[PROBLEM DESCRIPTION] Exactly the lines between the line containing "Write a web" and the line containing "0.614, 0.609, 0.601];", together with those two lines, are to be output.

==== DATA LISTING ====

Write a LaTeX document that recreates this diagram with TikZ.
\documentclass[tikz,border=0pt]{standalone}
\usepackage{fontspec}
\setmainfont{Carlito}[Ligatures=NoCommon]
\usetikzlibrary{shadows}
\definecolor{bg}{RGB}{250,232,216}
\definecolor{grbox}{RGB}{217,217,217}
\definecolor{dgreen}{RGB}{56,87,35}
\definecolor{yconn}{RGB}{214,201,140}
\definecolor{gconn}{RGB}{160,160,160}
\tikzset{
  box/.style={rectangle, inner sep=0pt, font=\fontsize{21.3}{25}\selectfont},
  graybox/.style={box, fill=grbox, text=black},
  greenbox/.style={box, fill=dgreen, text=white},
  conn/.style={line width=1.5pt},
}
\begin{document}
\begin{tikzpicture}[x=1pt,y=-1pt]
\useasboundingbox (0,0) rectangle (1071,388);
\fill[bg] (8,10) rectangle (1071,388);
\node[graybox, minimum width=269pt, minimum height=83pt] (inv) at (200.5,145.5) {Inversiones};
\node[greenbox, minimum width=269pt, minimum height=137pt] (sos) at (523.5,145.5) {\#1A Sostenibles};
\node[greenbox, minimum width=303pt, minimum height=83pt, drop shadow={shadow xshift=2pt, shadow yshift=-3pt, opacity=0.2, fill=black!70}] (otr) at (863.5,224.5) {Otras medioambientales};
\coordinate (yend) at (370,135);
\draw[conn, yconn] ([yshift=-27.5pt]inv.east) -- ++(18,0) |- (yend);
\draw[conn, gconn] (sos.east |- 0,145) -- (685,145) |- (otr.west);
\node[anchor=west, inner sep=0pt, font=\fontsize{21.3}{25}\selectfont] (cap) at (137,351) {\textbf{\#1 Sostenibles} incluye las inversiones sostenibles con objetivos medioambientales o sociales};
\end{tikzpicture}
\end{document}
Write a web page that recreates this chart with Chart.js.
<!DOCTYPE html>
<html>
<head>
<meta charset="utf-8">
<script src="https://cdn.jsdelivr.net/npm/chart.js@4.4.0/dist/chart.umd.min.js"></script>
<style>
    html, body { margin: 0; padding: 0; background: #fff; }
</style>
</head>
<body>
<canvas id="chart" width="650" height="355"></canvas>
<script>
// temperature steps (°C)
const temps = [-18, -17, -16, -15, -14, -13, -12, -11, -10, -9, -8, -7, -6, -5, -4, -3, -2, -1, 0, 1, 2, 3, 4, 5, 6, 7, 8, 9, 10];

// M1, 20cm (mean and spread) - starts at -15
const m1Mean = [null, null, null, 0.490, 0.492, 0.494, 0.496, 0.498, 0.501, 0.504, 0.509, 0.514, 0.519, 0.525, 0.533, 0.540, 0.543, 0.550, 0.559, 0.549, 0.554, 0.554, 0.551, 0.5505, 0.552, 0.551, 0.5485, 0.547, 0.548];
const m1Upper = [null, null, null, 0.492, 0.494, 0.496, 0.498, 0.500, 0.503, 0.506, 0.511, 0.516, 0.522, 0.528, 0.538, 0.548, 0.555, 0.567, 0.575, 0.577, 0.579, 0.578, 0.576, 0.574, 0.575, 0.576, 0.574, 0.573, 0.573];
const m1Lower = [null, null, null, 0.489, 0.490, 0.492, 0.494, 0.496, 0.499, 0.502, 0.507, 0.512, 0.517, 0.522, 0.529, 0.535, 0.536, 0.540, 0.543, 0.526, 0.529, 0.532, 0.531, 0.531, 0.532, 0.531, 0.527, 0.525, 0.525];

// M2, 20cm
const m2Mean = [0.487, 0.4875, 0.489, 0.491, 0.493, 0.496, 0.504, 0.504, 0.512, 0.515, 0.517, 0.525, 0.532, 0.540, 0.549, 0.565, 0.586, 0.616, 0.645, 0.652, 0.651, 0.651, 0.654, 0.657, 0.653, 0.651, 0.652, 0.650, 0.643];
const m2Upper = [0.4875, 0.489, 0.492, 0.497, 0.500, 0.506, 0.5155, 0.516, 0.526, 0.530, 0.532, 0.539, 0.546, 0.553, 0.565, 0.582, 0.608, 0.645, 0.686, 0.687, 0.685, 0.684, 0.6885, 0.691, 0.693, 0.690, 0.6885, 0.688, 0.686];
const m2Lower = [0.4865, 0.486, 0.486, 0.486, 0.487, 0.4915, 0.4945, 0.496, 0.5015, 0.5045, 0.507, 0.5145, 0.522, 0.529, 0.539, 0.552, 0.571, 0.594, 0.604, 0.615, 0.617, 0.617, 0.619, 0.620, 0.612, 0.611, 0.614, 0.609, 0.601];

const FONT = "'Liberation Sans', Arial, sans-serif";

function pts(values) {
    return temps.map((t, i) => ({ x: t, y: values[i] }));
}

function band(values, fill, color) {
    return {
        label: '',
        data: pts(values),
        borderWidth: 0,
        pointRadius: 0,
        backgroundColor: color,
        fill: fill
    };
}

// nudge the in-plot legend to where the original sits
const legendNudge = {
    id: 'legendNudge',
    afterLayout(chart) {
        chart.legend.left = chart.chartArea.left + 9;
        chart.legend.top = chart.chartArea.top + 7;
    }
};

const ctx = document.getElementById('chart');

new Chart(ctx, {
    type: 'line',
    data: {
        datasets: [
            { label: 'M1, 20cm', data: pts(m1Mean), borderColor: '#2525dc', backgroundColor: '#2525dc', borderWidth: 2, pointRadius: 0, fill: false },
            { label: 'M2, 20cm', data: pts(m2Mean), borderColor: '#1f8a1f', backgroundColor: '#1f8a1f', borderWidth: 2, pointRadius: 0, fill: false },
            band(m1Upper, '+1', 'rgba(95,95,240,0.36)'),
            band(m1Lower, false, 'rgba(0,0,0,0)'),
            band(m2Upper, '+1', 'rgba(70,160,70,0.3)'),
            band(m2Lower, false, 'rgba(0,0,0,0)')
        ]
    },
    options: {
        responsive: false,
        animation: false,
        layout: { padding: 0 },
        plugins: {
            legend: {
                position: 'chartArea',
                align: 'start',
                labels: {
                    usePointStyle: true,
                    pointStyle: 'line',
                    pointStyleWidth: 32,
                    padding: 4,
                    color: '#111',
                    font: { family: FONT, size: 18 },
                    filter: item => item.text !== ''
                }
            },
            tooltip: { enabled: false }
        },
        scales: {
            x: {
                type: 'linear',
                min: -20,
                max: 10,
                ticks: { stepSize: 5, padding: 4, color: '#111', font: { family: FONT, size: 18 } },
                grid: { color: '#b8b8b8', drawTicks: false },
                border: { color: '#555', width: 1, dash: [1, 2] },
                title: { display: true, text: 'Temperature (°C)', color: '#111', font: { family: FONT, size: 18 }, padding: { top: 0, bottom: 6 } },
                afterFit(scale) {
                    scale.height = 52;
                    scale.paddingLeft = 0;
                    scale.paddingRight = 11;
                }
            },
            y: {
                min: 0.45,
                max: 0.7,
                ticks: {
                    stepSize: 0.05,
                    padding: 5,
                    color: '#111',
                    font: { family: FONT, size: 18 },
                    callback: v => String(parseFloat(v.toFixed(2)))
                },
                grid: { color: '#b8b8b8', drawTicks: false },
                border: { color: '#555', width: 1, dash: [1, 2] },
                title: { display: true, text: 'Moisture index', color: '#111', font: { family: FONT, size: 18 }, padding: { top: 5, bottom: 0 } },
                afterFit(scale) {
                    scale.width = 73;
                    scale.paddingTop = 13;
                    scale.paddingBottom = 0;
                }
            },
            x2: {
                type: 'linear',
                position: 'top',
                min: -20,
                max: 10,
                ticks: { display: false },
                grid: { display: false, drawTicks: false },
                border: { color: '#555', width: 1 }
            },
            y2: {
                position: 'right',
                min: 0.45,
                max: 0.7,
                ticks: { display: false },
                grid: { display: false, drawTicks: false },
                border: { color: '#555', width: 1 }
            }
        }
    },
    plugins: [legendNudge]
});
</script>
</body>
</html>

====

[PROBLEM SOLUTION]
Write a web page that recreates this chart with Chart.js.
<!DOCTYPE html>
<html>
<head>
<meta charset="utf-8">
<script src="https://cdn.jsdelivr.net/npm/chart.js@4.4.0/dist/chart.umd.min.js"></script>
<style>
    html, body { margin: 0; padding: 0; background: #fff; }
</style>
</head>
<body>
<canvas id="chart" width="650" height="355"></canvas>
<script>
// temperature steps (°C)
const temps = [-18, -17, -16, -15, -14, -13, -12, -11, -10, -9, -8, -7, -6, -5, -4, -3, -2, -1, 0, 1, 2, 3, 4, 5, 6, 7, 8, 9, 10];

// M1, 20cm (mean and spread) - starts at -15
const m1Mean = [null, null, null, 0.490, 0.492, 0.494, 0.496, 0.498, 0.501, 0.504, 0.509, 0.514, 0.519, 0.525, 0.533, 0.540, 0.543, 0.550, 0.559, 0.549, 0.554, 0.554, 0.551, 0.5505, 0.552, 0.551, 0.5485, 0.547, 0.548];
const m1Upper = [null, null, null, 0.492, 0.494, 0.496, 0.498, 0.500, 0.503, 0.506, 0.511, 0.516, 0.522, 0.528, 0.538, 0.548, 0.555, 0.567, 0.575, 0.577, 0.579, 0.578, 0.576, 0.574, 0.575, 0.576, 0.574, 0.573, 0.573];
const m1Lower = [null, null, null, 0.489, 0.490, 0.492, 0.494, 0.496, 0.499, 0.502, 0.507, 0.512, 0.517, 0.522, 0.529, 0.535, 0.536, 0.540, 0.543, 0.526, 0.529, 0.532, 0.531, 0.531, 0.532, 0.531, 0.527, 0.525, 0.525];

// M2, 20cm
const m2Mean = [0.487, 0.4875, 0.489, 0.491, 0.493, 0.496, 0.504, 0.504, 0.512, 0.515, 0.517, 0.525, 0.532, 0.540, 0.549, 0.565, 0.586, 0.616, 0.645, 0.652, 0.651, 0.651, 0.654, 0.657, 0.653, 0.651, 0.652, 0.650, 0.643];
const m2Upper = [0.4875, 0.489, 0.492, 0.497, 0.500, 0.506, 0.5155, 0.516, 0.526, 0.530, 0.532, 0.539, 0.546, 0.553, 0.565, 0.582, 0.608, 0.645, 0.686, 0.687, 0.685, 0.684, 0.6885, 0.691, 0.693, 0.690, 0.6885, 0.688, 0.686];
const m2Lower = [0.4865, 0.486, 0.486, 0.486, 0.487, 0.4915, 0.4945, 0.496, 0.5015, 0.5045, 0.507, 0.5145, 0.522, 0.529, 0.539, 0.552, 0.571, 0.594, 0.604, 0.615, 0.617, 0.617, 0.619, 0.620, 0.612, 0.611, 0.614, 0.609, 0.601];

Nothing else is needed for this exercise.